*AIM OF THE TASK:* Copy out each line that mentions the word "this".

───── SOURCE DATA ─────

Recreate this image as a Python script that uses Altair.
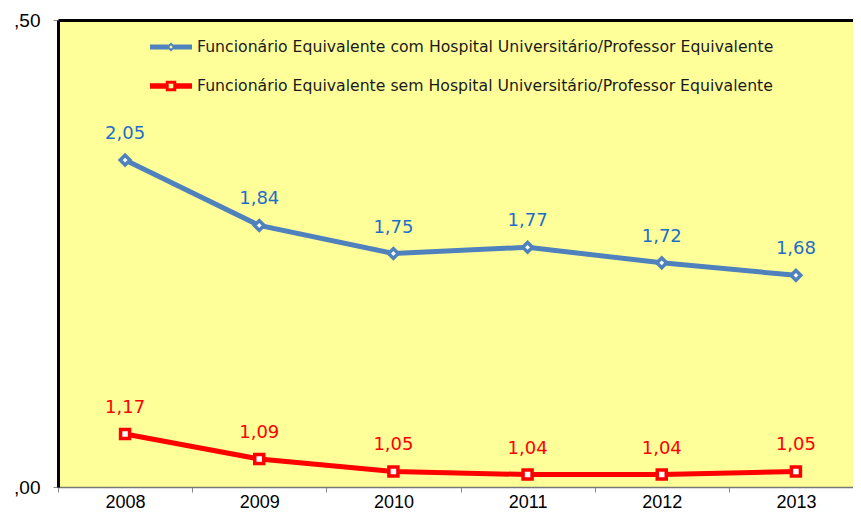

─────
───── SOURCE DATA ─────

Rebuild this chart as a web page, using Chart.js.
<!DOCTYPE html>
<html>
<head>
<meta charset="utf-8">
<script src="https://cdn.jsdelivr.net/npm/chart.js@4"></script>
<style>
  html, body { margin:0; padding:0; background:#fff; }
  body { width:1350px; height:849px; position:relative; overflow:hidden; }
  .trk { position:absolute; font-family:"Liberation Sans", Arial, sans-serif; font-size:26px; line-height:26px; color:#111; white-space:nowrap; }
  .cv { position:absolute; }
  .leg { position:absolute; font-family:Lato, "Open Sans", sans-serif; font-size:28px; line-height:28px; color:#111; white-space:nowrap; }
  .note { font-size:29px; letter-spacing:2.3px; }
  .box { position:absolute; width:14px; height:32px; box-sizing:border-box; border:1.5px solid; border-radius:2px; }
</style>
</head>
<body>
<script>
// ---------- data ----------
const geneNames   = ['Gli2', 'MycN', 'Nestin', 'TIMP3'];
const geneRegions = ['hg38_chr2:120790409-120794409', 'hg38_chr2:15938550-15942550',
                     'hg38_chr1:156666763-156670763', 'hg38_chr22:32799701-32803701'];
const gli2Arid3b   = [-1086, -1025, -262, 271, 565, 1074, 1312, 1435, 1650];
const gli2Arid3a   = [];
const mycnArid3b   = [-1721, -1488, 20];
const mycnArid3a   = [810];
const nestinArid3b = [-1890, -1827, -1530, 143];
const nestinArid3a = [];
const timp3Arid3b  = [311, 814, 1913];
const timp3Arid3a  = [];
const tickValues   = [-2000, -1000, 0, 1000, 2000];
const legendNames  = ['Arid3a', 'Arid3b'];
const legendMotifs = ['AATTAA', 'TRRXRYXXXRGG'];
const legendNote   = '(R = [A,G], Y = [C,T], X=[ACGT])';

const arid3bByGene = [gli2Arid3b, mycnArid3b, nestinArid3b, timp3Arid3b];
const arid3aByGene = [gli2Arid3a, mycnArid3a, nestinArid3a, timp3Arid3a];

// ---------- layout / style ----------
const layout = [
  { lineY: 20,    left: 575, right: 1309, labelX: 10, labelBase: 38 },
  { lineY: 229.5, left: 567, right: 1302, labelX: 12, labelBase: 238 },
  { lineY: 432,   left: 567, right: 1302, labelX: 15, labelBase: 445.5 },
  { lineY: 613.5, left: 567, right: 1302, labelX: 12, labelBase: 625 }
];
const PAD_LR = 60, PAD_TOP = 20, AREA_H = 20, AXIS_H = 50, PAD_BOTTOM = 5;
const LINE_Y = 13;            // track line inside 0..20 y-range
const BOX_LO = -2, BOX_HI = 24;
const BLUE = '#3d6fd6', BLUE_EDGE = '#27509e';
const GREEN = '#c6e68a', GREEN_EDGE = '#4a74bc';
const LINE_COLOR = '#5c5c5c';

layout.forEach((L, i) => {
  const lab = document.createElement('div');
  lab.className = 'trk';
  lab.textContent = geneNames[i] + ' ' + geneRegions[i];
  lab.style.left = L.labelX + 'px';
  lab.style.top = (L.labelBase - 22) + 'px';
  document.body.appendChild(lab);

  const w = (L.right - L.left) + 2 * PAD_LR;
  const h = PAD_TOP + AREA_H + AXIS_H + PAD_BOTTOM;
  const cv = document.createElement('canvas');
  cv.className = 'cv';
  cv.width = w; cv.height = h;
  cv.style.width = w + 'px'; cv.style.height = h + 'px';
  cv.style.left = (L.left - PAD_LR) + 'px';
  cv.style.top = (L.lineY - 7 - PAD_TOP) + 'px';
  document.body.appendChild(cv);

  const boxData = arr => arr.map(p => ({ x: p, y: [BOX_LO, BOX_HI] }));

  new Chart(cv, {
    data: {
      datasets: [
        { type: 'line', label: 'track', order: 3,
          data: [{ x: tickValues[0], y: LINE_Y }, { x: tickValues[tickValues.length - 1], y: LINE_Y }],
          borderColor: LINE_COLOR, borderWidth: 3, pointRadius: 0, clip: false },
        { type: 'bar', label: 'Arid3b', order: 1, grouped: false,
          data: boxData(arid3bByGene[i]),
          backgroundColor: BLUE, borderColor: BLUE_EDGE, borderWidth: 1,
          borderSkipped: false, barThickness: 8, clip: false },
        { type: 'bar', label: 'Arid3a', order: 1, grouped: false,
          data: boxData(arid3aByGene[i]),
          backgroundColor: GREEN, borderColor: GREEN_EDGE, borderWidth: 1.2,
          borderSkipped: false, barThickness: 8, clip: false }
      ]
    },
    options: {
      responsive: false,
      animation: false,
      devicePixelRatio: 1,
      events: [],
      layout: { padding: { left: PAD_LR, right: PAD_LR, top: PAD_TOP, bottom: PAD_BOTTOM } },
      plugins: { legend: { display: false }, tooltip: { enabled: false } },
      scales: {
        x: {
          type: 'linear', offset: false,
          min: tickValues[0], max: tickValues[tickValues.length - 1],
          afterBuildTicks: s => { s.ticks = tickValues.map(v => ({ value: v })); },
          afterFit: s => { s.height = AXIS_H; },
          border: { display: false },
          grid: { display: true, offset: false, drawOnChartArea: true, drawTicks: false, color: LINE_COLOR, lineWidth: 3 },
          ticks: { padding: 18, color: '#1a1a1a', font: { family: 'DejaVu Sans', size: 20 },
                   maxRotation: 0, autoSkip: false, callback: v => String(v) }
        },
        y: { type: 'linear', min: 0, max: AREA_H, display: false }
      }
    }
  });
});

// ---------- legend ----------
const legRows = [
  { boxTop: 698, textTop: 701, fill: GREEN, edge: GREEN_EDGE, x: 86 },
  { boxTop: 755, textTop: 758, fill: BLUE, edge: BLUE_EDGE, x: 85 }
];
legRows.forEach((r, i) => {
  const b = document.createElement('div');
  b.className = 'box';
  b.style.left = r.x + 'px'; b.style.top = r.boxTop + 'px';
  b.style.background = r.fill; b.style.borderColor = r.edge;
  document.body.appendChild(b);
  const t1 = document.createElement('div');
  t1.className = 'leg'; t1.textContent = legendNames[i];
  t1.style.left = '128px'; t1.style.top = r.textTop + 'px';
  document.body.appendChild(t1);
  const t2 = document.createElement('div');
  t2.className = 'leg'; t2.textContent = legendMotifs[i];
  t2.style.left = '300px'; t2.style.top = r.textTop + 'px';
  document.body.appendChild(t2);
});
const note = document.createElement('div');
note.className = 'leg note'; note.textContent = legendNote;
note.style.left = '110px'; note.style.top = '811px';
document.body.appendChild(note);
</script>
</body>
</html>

─────

*ANSWER TO THE PROBLEM:*
Recreate this image as a Python script that uses Altair.
Rebuild this chart as a web page, using Chart.js.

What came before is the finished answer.